Dijkstra não usava editor de texto, não gostava nem de máquinas de escrever. Não usava calculadora, não tinha televisão. É um sujeito que viveu um período muito específico da história em que isso era meio que normal, e manteve essa cultura até o fim da vida. Ao pensar nele me lembro um pouco de Maxwell escrevendo seu magnum opus sobre eletromagnetismo à luz de velas. Não quero dizer que ele era retrógrado, o que quero dizer é que ele subiu um degrau no desenvolvimento da humanidade, e temos agora que nos reconhecer neste nível mais alto, e pensar daqui pra cima, e não ficar pulando lá pra baixo achando que esse foi o final da história.

Em outras palavras, as pessoas agem como se o desenvolvimento posterior da evolução epitomizada por aquela carta de Dijkstra fosse o BANIMENTO do conceito de GOTO. Fosse a proibição desta palavra, fosse tornar imoral que alguém escrevesse um código desta forma. Assim surge a animosidade entre os escovadores de bits e programadores de alto-nível, algo que não faz o menor sentido.

Coisas como programas auto-modificáveis foram encontradas nos idos de 1950 e 1960, e passaram a ser cultuadas por alguns %os escovadores), e odiadas por outros, os programadores que não tinham muito tempo pra perder com isso, e a quem estas entidades crípticas atrapalhava. Hoje estes conseguiram se realizar, adquirindo linguagens que atendem a suas necessidades. Mas parece que uma forma de trauma surgiu. As tais entidades crípticas, as esfinges ou quimeras computacionais, que antes imperavam devido à inexistência de linguagens sofisticadas e à juventude da atividade de programação, estão sendo agora requeridas a se retirarem do universo, estão sendo banidas e recriminadas.

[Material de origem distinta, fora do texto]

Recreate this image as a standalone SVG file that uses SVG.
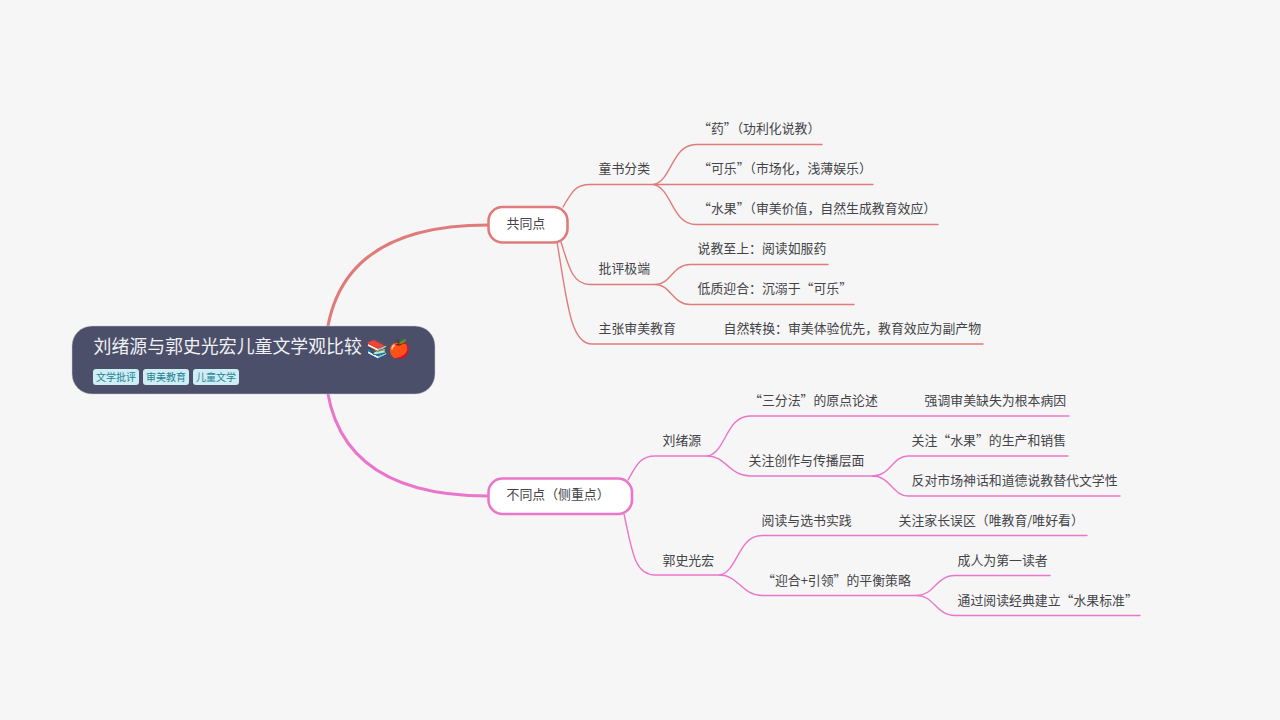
<svg xmlns="http://www.w3.org/2000/svg" width="1280" height="720" viewBox="0 0 1280 720">
<style>
text{font-family:"Noto Sans CJK SC",sans-serif;font-size:12.88px;fill:#444448}
.l{fill:none;stroke-linecap:round}
.r{stroke:#e07b7b}.p{stroke:#ea76cb}
.m{stroke-width:3}.s{stroke-width:1.4}
.n{fill:#fff;stroke-width:2.6}
.tag{fill:#cdeef5}.tt{font-size:10px;fill:#2a7f94;text-anchor:middle}
</style>
<rect width="1280" height="720" fill="#f6f6f6"/>
<g id="connectors">
<path class="l r m" d="M325 360Q325 225 488 225"/>
<path class="l p m" d="M325 360Q325 496 488 496"/>
<path class="l r s" d="M563 207C572 192 575 184.500 590 184.500H654"/>
<path class="l r s" d="M654 184.500C672 180 672 144.500 696 144.500H822"/>
<path class="l r s" d="M654 184.500H873"/>
<path class="l r s" d="M654 184.500C672 189 672 224.500 696 224.500H938"/>
<path class="l r s" d="M561 242C569 268 573 284.500 590 284.500H656"/>
<path class="l r s" d="M656 284.500C670 284.500 673 264.500 690 264.500H828"/>
<path class="l r s" d="M656 284.500C670 284.500 673 304.500 690 304.500H854"/>
<path class="l r s" d="M557 242C567 300 570 344 592 344H983"/>
<path class="l p s" d="M628 480C636 466 640 456 655 456H708"/>
<path class="l p s" d="M708 456C726 452 726 416 750 416H1069"/>
<path class="l p s" d="M708 456C725 456 730 476 750 476H873"/>
<path class="l p s" d="M873 476C890 476 893 456 908 456H1068"/>
<path class="l p s" d="M873 476C890 476 893 496 908 496H1120"/>
<path class="l p s" d="M624 514C632 550 634 575 655 575H720"/>
<path class="l p s" d="M720 575C738 571 738 535.500 762 535.500H1087"/>
<path class="l p s" d="M720 575C738 575 742 595.500 762 595.500H917"/>
<path class="l p s" d="M917 595.500C934 595.500 936 575.500 955 575.500H1050"/>
<path class="l p s" d="M917 595.500C934 595.500 936 615.500 955 615.500H1140"/>
</g>
<g id="root">
<rect x="72" y="326" width="363" height="68" rx="20" fill="#4c4f69" stroke="#c9c8d2" stroke-width="0.5"/>
<text x="93.500" y="353" style="font-size:17.900px;fill:#eff1f5">刘绪源与郭史光宏儿童文学观比较</text>
<text x="366" y="355" style="font-size:18px;fill:#eff1f5;font-family:'Noto Color Emoji','Noto Sans CJK SC',sans-serif">📚</text>
<text x="388" y="355" style="font-size:18px;fill:#eff1f5;font-family:'Noto Color Emoji','Noto Sans CJK SC',sans-serif">🍎</text>
<rect class="tag" x="93" y="369" width="46" height="16" rx="3"/><text class="tt" x="116" y="381">文学批评</text>
<rect class="tag" x="143" y="369" width="46" height="16" rx="3"/><text class="tt" x="166" y="381">审美教育</text>
<rect class="tag" x="193" y="369" width="46" height="16" rx="3"/><text class="tt" x="216" y="381">儿童文学</text>
</g>
<g id="n1"><rect class="n r" x="488.500" y="207" width="79" height="35.500" rx="14"/><text x="506.500" y="227.500">共同点</text></g>
<g id="n2"><rect class="n p" x="488.500" y="478.500" width="143.500" height="35.500" rx="14"/><text x="506.500" y="498.500">不同点（侧重点）</text></g>
<g id="n1-1"><text x="598.500" y="172.500">童书分类</text></g>
<g id="n1-1-1"><text x="698" y="132.500">“药”（功利化说教）</text></g>
<g id="n1-1-2"><text x="698" y="172.500">“可乐”（市场化，浅薄娱乐）</text></g>
<g id="n1-1-3"><text x="698" y="212.500">“水果”（审美价值，自然生成教育效应）</text></g>
<g id="n1-2"><text x="598.500" y="272.500">批评极端</text></g>
<g id="n1-2-1"><text x="697.500" y="252.500">说教至上：阅读如服药</text></g>
<g id="n1-2-2"><text x="697.500" y="292.500">低质迎合：沉溺于“可乐”</text></g>
<g id="n1-3"><text x="598.500" y="332.500">主张审美教育</text></g>
<g id="n1-3-1"><text x="723.500" y="332.500">自然转换：审美体验优先，教育效应为副产物</text></g>
<g id="n2-1"><text x="662.500" y="444.500">刘绪源</text></g>
<g id="n2-1-1"><text x="749" y="404.500">“三分法”的原点论述</text></g>
<g id="n2-1-1-1"><text x="924.500" y="404.500">强调审美缺失为根本病因</text></g>
<g id="n2-1-2"><text x="748.500" y="464.500">关注创作与传播层面</text></g>
<g id="n2-1-2-1"><text x="911.500" y="444.500">关注“水果”的生产和销售</text></g>
<g id="n2-1-2-2"><text x="911.500" y="484.500">反对市场神话和道德说教替代文学性</text></g>
<g id="n2-2"><text x="662.500" y="564.500">郭史光宏</text></g>
<g id="n2-2-1"><text x="761.500" y="524.500">阅读与选书实践</text></g>
<g id="n2-2-1-1"><text x="898.500" y="524.500">关注家长误区（唯教育/唯好看）</text></g>
<g id="n2-2-2"><text x="762" y="584.500">“迎合+引领”的平衡策略</text></g>
<g id="n2-2-2-1"><text x="957.500" y="564.500">成人为第一读者</text></g>
<g id="n2-2-2-2"><text x="957.500" y="604.500">通过阅读经典建立“水果标准”</text></g>
</svg>
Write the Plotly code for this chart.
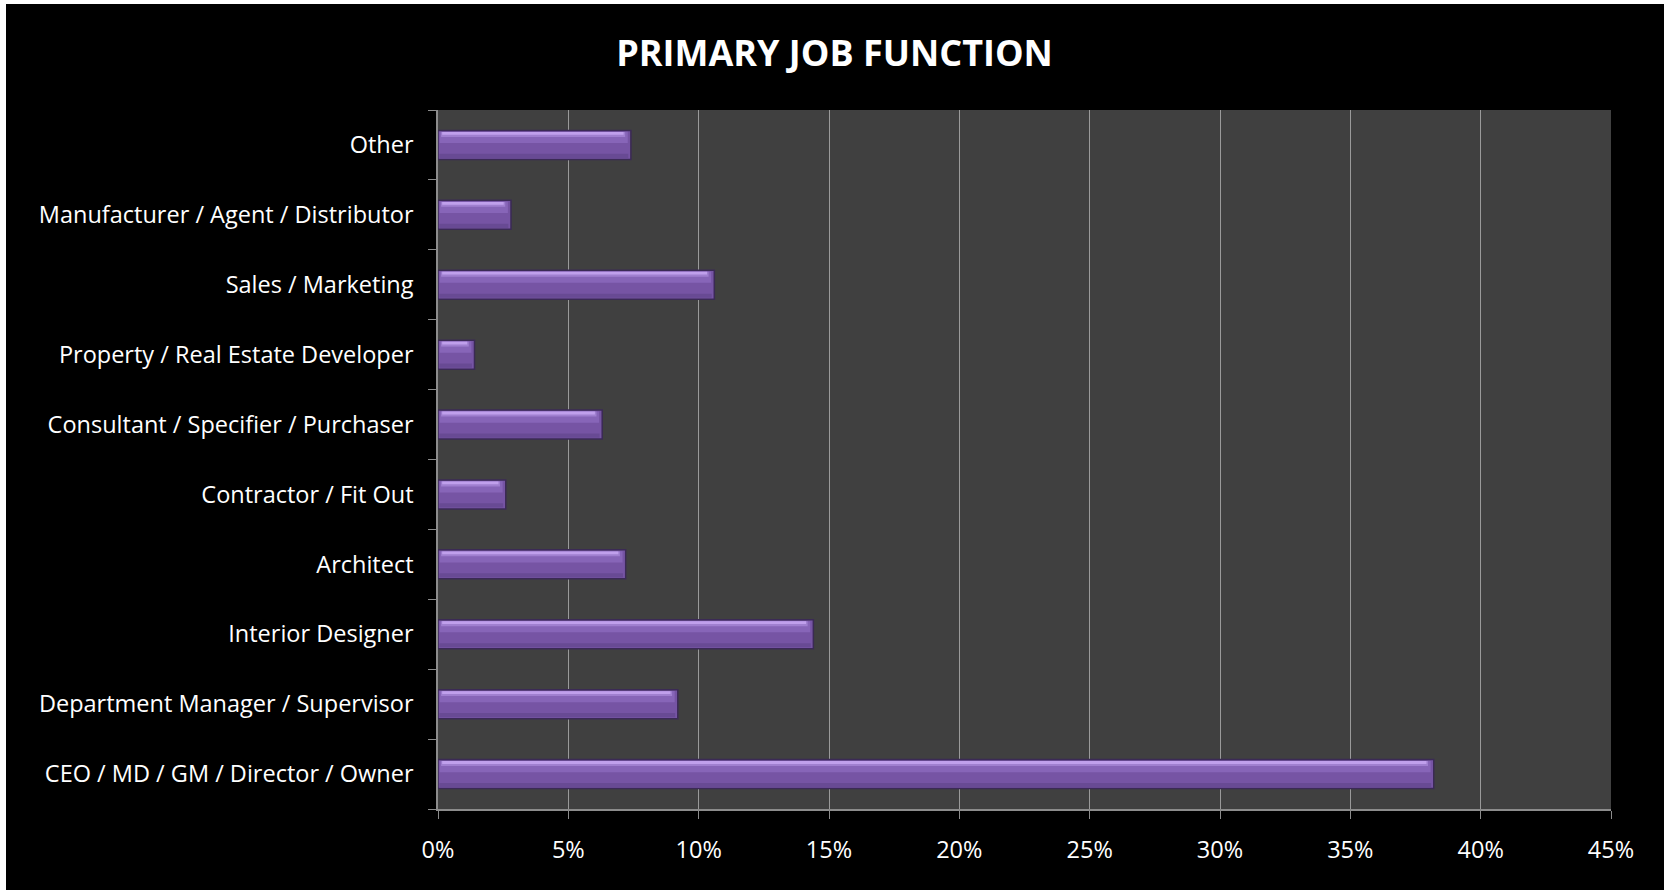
import plotly.graph_objects as go

# Share of respondents by primary job function (%)
categories = [
    "CEO / MD / GM / Director / Owner",
    "Department Manager / Supervisor",
    "Interior Designer",
    "Architect",
    "Contractor / Fit Out",
    "Consultant / Specifier / Purchaser",
    "Property / Real Estate Developer",
    "Sales / Marketing",
    "Manufacturer / Agent / Distributor",
    "Other",
]
values = [38.2, 9.2, 14.4, 7.2, 2.6, 6.3, 1.4, 10.6, 2.8, 7.4]

x_ticks = [0, 5, 10, 15, 20, 25, 30, 35, 40, 45]
x_tick_labels = [f"{t}%" for t in x_ticks]

FONT = "Open Sans"
BAR_W = 0.415


def bevel(trim_end, trim_start, top, height, color):
    """A thin horizontal band inside each bar, used to fake the bevel shading."""
    return go.Bar(
        y=categories, x=[v - trim_end - trim_start for v in values],
        base=trim_start, orientation="h",
        width=height, offset=top - height,
        marker=dict(color=color, line=dict(width=0)),
        hoverinfo="skip",
    )


fig = go.Figure()

# main bar body
fig.add_trace(go.Bar(
    y=categories, x=values, orientation="h",
    width=BAR_W, offset=-BAR_W / 2,
    marker=dict(color="#7654a4", line=dict(color="#3b2a55", width=1.5)),
    hoverinfo="skip",
))
# shading bands from top to bottom
fig.add_trace(bevel(0.12, 0.06, BAR_W / 2 - 0.02, 0.16, "#8765b8"))
fig.add_trace(bevel(0.22, 0.12, BAR_W / 2 - 0.022, 0.07, "#a080d0"))
fig.add_trace(bevel(0.28, 0.16, BAR_W / 2 - 0.022, 0.04, "#c0a0ec"))
fig.add_trace(bevel(0.1, 0.05, -BAR_W / 2 + 0.08, 0.06, "#684a94"))

fig.update_layout(
    width=1669, height=892,
    margin=dict(l=438, r=58, t=110, b=83),
    paper_bgcolor="white",
    plot_bgcolor="rgba(0,0,0,0)",
    barmode="overlay",
    showlegend=False,
    title=dict(
        text="<b>PRIMARY JOB FUNCTION</b>",
        x=0.5, xanchor="center", y=1 - 53 / 892, yanchor="middle",
        font=dict(family=FONT, size=36, color="white"),
    ),
    font=dict(family=FONT, size=23.5, color="white"),
    shapes=[
        # black chart frame inside a thin white border
        dict(type="rect", xref="paper", yref="paper", layer="below",
             x0=(6 - 438) / 1173, x1=(1664 - 438) / 1173,
             y0=(809 - 890) / 699, y1=(809 - 4) / 699,
             fillcolor="black", line=dict(width=0)),
        # dark grey plotting area
        dict(type="rect", xref="paper", yref="paper", layer="below",
             x0=0, x1=1, y0=0, y1=1,
             fillcolor="#404040", line=dict(width=0)),
    ],
    xaxis=dict(
        range=[0, 45], tickvals=x_ticks, ticktext=x_tick_labels,
        showgrid=True, gridcolor="#9a9a9a", gridwidth=1,
        showline=True, linecolor="#8c8c8c", linewidth=1.5,
        ticks="outside", ticklen=8, tickcolor="#8c8c8c",
        ticklabelstandoff=11,
        zeroline=False, fixedrange=True,
    ),
    yaxis=dict(
        type="category", categoryorder="array", categoryarray=categories,
        showgrid=False,
        showline=True, linecolor="#8c8c8c", linewidth=1.5,
        ticks="outside", ticklen=8, tickcolor="#8c8c8c",
        tickson="boundaries", ticklabelstandoff=18,
        fixedrange=True,
    ),
)

fig.write_html("out.html")
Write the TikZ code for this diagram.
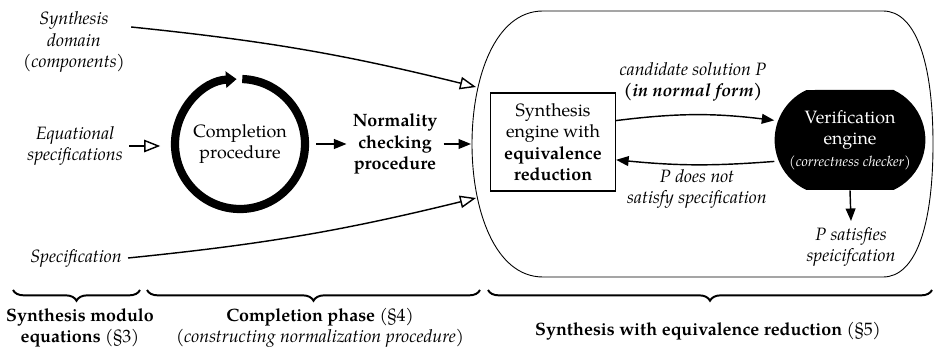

Estas estruturas são tidas como obscenas, num sentimento que lembra talvez o horror da comunidade de matemáticos frente a conceitos como os fractais e atratores caóticos %Mandelbrot denuncia este preconceito ingênuo em sua formidável obra). Este sentimento deve ser rejeitado.

***

Dijkstra fez um apelo para que as pessoas mergulhassem de cabeça no mundo da criação de linguagens de computador. A briga era com pessoas que passaram a vida programando em baixo-nível, e diziam que "passei a vida fazendo isso, porque haveria de parar"? A briga era contra pessoas que não viam que era possível se criar uma linguagem de um nível tão alto e distante dos circuitos. Era contra pessoas que possuíam uma restrição cognitiva que as impedia de ver o quão longe a idéia de linguagem de programação podia ir.

Antigamente existia apenas a programação de baixo nível, que irritava as pessoas com desejo de programar em alto-nível. Agora que ocorreu a revolução, e foi criado o mundo da computação de alto-nível, estas pessoas que o habitam parecem querer sugerir que aquele mundo arcaico deve como que ser extinto. Elas não vêem que o que houve foi uma expansão do universo da programação. Elas acreditam que antes havia algo "errado" , e que agora o erro, o "bug", deve ser exterminado.

O que havia não era errado. Era apenas pequeno demais. Agora já cresceu... A instrução GOTO e os programas auto-modificáveis ainda tem o seu lugar. A existência de alternativas que agradam mais a platéias específicas não significa que aquele outro show, que antes era o único que havia, deva acabar. Tem lugar pra todos!...

O sentimento de guerra dos anos 1960 deve ser encerrado. Temos que acabar também com essa coisa sádica na programação de falar para as pessoas o que elas não podem fazer ou o que devem fazer, ficar ditando os comportamentos dos outros. Cada um faz o que quiser. O importante é sempre divulgar todas possibilidades, em detalhes, e tentar compreender o que é mais adequado para que situação. Se um grupo de pessoas adota alguma restrição em um projeto coletivo, e a impõe através de uma hierarquia visando a melhor inter-operação das partes, bom pra eles. Não podemos ficar dentro das universidades falando em "acabar com o GOTO". Universidade é pra conhecer bem e avaliar todas possibilidades, e aconselhar sobre quando evitar ou não o tal GOTO, ou o Java, que seja...

O importante é que as tais restrições cognitivas mencionadas por Dijkstra permanecem muito pouco estudadas. O mundo da computação e programação continua sendo um bocado experimental, selvagem e confuso, em grande parte devido a um sentimento generalizado de vaidade de cada um por suas preferências. Ou talvez pelas preferencinhas do homem mais rico do mundo, e um punhado de mega-corporações.

Tem que acabar esse "contra-golpe" de programador de Java fazer careta pra GOTO e pra programa auto-modificável e o escambau, em retaliação por todos anos em que as pessoas foram obrigadas a escovar bit pra utilizar os computadores em seus serviços. Chega de trauminha, acabou a adolescência. Os programadores de "demos", vírus e outras paradas até gostam do sentimento de marginalidade, mas essa infantilidade tem que acabar, pelo menos dentro das universidades.